The Culture of Emotion

We speak not strictly and philosophically, when we talk of the combat of passion and of reason. Reason is, and ought only to be, the slave of the passions, and can never pretend to any other office than to serve and obey them. [David Hume, Of the Passions]

This well-known passage by Hume (1711-1776) should be read in its full context to bring out its full bouquet. That context may be perused here, but I will try to give the highlights. As Hume understands emotions, they are basic and prior to reasoning. They are produced by the prospect of pain or pleasure; they are comprehensive intuitions of the totality of a situation in which reasoning is summoned only to illuminate causes and effects. “A passion is an original existence,” as he puts it, thus not a concept; it is akin to facts like feeling thirsty, sick, or being more than five feet high. Reasoning, by contrast, rests on concepts; these Hume considers as mere representations, “copies” of authentic reality—like (as we might say) photographs rather than flesh and blood. Let me sharpen this. Hume arranges reality in such a fashion that conscious reasoning becomes a secondary activity, subservient to raw reality. The last, the raw, he considers authentic. After a lengthy elaboration of this point, he concludes this passage by saying:

In short, a passion must be accompanied with some false judgment, in order to its being unreasonable; and even then, ’tis not the passion, properly speaking,which is unreasonable, but the judgment.

Welcome to Modernity. I discovered the quotations cited, and read the richer context in which they are embedded, in trying to understand what may be the roots of our modern “culture of emotion.” I have something of an aversion to the Enlightenment and have not studied its luminaries, least not Hobbes and Hume, but one is sometimes obliged to look. I came this way because, in another context, I was again reminded of pop culture’s favorite question, especially when it wishes to signal sensitivity. That question is “How do you feel about that.” Feeling is authentic. Thought and feeling are opposed. And the implication of the question, almost always, is that in some way the gruffy hero, doing his usual insensitive rampaging, is not “in touch with his feelings” and needs to be—gently—reminded.
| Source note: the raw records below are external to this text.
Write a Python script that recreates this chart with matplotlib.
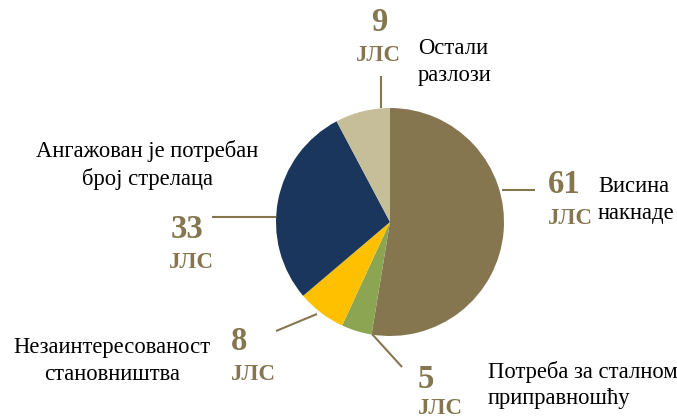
import matplotlib.pyplot as plt

# Podaci
vrednosti = [61, 5, 8, 33, 9]
brojevi = ['61', '5', '8', '33', '9']
jedinica = 'ЈЛС'
opisi = ['Висина\nнакнаде', 'Потреба за сталном\nприправношћу',
         'Незаинтересованост\nстановништва', 'Ангажован је потребан\nброј стрелаца',
         'Остали\nразлози']
boje = ['#857650', '#8BA552', '#FFC000', '#1B365D', '#C6BE98']
zlatna = '#857650'

W, H = 677, 419
fig = plt.figure(figsize=(W / 100, H / 100), dpi=100)
ax = fig.add_axes([0, 0, 1, 1])

def py(y):
    # piksel od vrha -> koordinata od dna
    return H - y

ax.pie(vrednosti, colors=boje, startangle=90, counterclock=False,
       center=(390, py(222)), radius=114, frame=True,
       wedgeprops={'linewidth': 0})

ax.set_xlim(0, W)
ax.set_ylim(0, H)
ax.set_aspect('equal')
ax.axis('off')

serif = 'Liberation Serif'
broj_kw = dict(fontfamily=serif, fontweight='bold', color=zlatna, fontsize=23.5,
               ha='center', va='center')
jls_kw = dict(fontfamily=serif, fontweight='bold', color=zlatna, fontsize=16.5,
              ha='center', va='center')
opis_kw = dict(fontfamily=serif, color='black', fontsize=16.3, va='center',
               linespacing=1.35)

# linije
linije = [
    ((502, 535), (190, 190)),
    ((372, 402), (334, 367)),
    ((317, 276), (314, 331)),
    ((276, 212), (217, 217)),
    ((381, 381), (108, 76)),
]
for xs, ys in linije:
    ax.plot(xs, [py(y) for y in ys], color=zlatna, lw=1.5, solid_capstyle='butt')

# brojevi i ЈЛС
poz_broj = [(564, 184), (426, 379), (239, 341), (187, 229), (379, 22)]
poz_jls = [(570, 218), (440, 409), (253, 375), (191, 263), (378, 55)]
for b, (x, y), (xj, yj) in zip(brojevi, poz_broj, poz_jls):
    ax.text(x, py(y), b, **broj_kw)
    ax.text(xj, py(yj), jedinica, **jls_kw)

# opisi
ax.text(598, py(200), opisi[0], ha='left', **opis_kw)
ax.text(488, py(385), opisi[1], ha='left', **opis_kw)
ax.text(112, py(361), opisi[2], ha='center', multialignment='center', **opis_kw)
ax.text(147, py(165), opisi[3], ha='center', multialignment='center', **opis_kw)
ax.text(418, py(62), opisi[4], ha='left', **opis_kw)

fig.savefig('out.png', dpi=100, facecolor='white')
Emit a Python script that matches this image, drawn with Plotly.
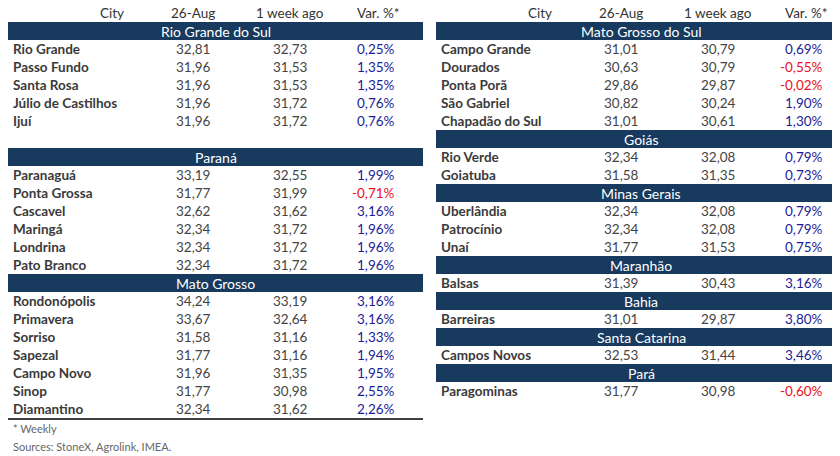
import plotly.graph_objects as go

# ---- data ----------------------------------------------------------------
columns = ["City", "26-Aug", "1 week ago", "Var. %*"]

rs_cities = ["Rio Grande", "Passo Fundo", "Santa Rosa", "Júlio de Castilhos", "Ijuí"]
rs_aug = ["32,81", "31,96", "31,96", "31,96", "31,96"]
rs_week = ["32,73", "31,53", "31,53", "31,72", "31,72"]
rs_var = [0.25, 1.35, 1.35, 0.76, 0.76]

pr_cities = ["Paranaguá", "Ponta Grossa", "Cascavel", "Maringá", "Londrina", "Pato Branco"]
pr_aug = ["33,19", "31,77", "32,62", "32,34", "32,34", "32,34"]
pr_week = ["32,55", "31,99", "31,62", "31,72", "31,72", "31,72"]
pr_var = [1.99, -0.71, 3.16, 1.96, 1.96, 1.96]

mt_cities = ["Rondonópolis", "Primavera", "Sorriso", "Sapezal", "Campo Novo", "Sinop", "Diamantino"]
mt_aug = ["34,24", "33,67", "31,58", "31,77", "31,96", "31,77", "32,34"]
mt_week = ["33,19", "32,64", "31,16", "31,16", "31,35", "30,98", "31,62"]
mt_var = [3.16, 3.16, 1.33, 1.94, 1.95, 2.55, 2.26]

ms_cities = ["Campo Grande", "Dourados", "Ponta Porã", "São Gabriel", "Chapadão do Sul"]
ms_aug = ["31,01", "30,63", "29,86", "30,82", "31,01"]
ms_week = ["30,79", "30,79", "29,87", "30,24", "30,61"]
ms_var = [0.69, -0.55, -0.02, 1.90, 1.30]

go_cities = ["Rio Verde", "Goiatuba"]
go_aug = ["32,34", "31,58"]
go_week = ["32,08", "31,35"]
go_var = [0.79, 0.73]

mg_cities = ["Uberlândia", "Patrocínio", "Unaí"]
mg_aug = ["32,34", "32,34", "31,77"]
mg_week = ["32,08", "32,08", "31,53"]
mg_var = [0.79, 0.79, 0.75]

ma_cities = ["Balsas"]; ma_aug = ["31,39"]; ma_week = ["30,43"]; ma_var = [3.16]
ba_cities = ["Barreiras"]; ba_aug = ["31,01"]; ba_week = ["29,87"]; ba_var = [3.80]
sc_cities = ["Campos Novos"]; sc_aug = ["32,53"]; sc_week = ["31,44"]; sc_var = [3.46]
pa_cities = ["Paragominas"]; pa_aug = ["31,77"]; pa_week = ["30,98"]; pa_var = [-0.60]

left_sections = [
    ("Rio Grande do Sul", rs_cities, rs_aug, rs_week, rs_var, True),
    ("Paraná", pr_cities, pr_aug, pr_week, pr_var, False),
    ("Mato Grosso", mt_cities, mt_aug, mt_week, mt_var, False),
]
right_sections = [
    ("Mato Grosso do Sul", ms_cities, ms_aug, ms_week, ms_var, False),
    ("Goiás", go_cities, go_aug, go_week, go_var, False),
    ("Minas Gerais", mg_cities, mg_aug, mg_week, mg_var, False),
    ("Maranhão", ma_cities, ma_aug, ma_week, ma_var, False),
    ("Bahia", ba_cities, ba_aug, ba_week, ba_var, False),
    ("Santa Catarina", sc_cities, sc_aug, sc_week, sc_var, False),
    ("Pará", pa_cities, pa_aug, pa_week, pa_var, False),
]

NAVY = "#173a5e"
BLUE = "#1c1c96"
RED = "#e8101a"
GREY = "#444444"
FONT = "Lato"
ROW = 18
TOP = 5

fig = go.Figure()
shapes = []
annos = []


def txt(x, y, s, anchor="center", color=GREY, bold=False, size=13.5):
    annos.append(dict(x=x, y=y, text="<b>%s</b>" % s if bold else s, xref="x", yref="y",
                      showarrow=False, xanchor=anchor, yanchor="middle",
                      font=dict(family=FONT, size=size, color=color)))


def draw_table(x0, x1, sections):
    c1, c2, cv = x0 + 185, x0 + 282, x0 + 370
    y = TOP
    for name, xpos in zip(columns, [x0 + 104, c1, c2, cv]):
        txt(xpos, y, name, color="#333333")
    for name, cities, aug, week, var, gap in sections:
        y += ROW
        shapes.append(dict(type="rect", xref="x", yref="y", x0=x0, x1=x1,
                           y0=y - ROW / 2, y1=y + ROW / 2, fillcolor=NAVY, line_width=0, layer="below"))
        txt((x0 + x1) / 2, y, name, color="white", size=14)
        for c, a, w, v in zip(cities, aug, week, var):
            y += ROW
            txt(x0 + 3, y, c, anchor="left", color="#3a3a3a", bold=True)
            txt(c1, y, a)
            txt(c2, y, w)
            txt(cv + 19, y, ("%.2f%%" % v).replace(".", ","), anchor="right",
                color=RED if v < 0 else BLUE)
        if gap:
            y += ROW
    return y


ly = draw_table(0, 415, left_sections)
draw_table(428, 838, right_sections)

shapes.append(dict(type="line", xref="x", yref="y", x0=0, x1=415, y0=ly + 10, y1=ly + 10,
                   line=dict(color="black", width=1.5)))
txt(3, ly + 19, "* Weekly", anchor="left", color="#666666", size=11)
txt(3, ly + 37, "Sources: StoneX, Agrolink, IMEA.", anchor="left", color="#666666", size=11)

fig.update_layout(
    width=840, height=456, margin=dict(l=0, r=0, t=0, b=0),
    plot_bgcolor="white", paper_bgcolor="white",
    xaxis=dict(range=[0, 840], visible=False, fixedrange=True),
    yaxis=dict(range=[456, 0], visible=False, fixedrange=True),
    shapes=shapes, annotations=annos, showlegend=False,
)
fig.write_html("out.html")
As I encountered Hume’s views on passion, I thought: Well, well, well! Wouldn’t you know it! What philosophers scribble gradually soaks into the soil and becomes reflexive wisdom two, three hundred years later. Not surprisingly, the entry on “Emotion” I found in the Stanford Encyclopedia of Philosophy, while it mentions Plato’s and Aristotle’s views (barely), relies entirely on figures from the Enlightenment—and their modern elaborators. Not a single prominent thinker of Christendom is so much as mentioned. These are the experiences which cause me to agree with writers like Pitirim Sorokin and, more generally, with the cyclic historians.

Not that, mind you, the modern analysis of emotion is “all wrong,” or anything like that. This is a vast and complex subject, almost permanently vexing because the body-soul duality is so effectively resistant to conceptual parsing. My point here is cultural. In spiritual (ideational) periods, the higher aspects of soul-function are stressed, in materialistic (sensate) times those closer to the physical and sensuous get the nod. If the two were absolute equals, this wouldn’t matter, but if a hierarchical order places one above the other, demoting the higher will have tangible consequences for social well-being.

But the most ironic and meaningful aspect of this modern tendency—this emphasis on emotions—is that in many, many cases the motive behind this invocation of emotions in popular art is nobler than its expression. It has become impossible to appeal to the spiritual ranges in humanity; the impulse to do so, however, is still present. Therefore a word like “feelings” is used to point at something that really transcends mere feelings. Conversely, in media commentary we also encounter frequently characterizations of events or performances as “spiritual” when, in actuality, they are just emotional. My sense of discomfort arises, I think, because I’d just as soon hear a spade called a spade.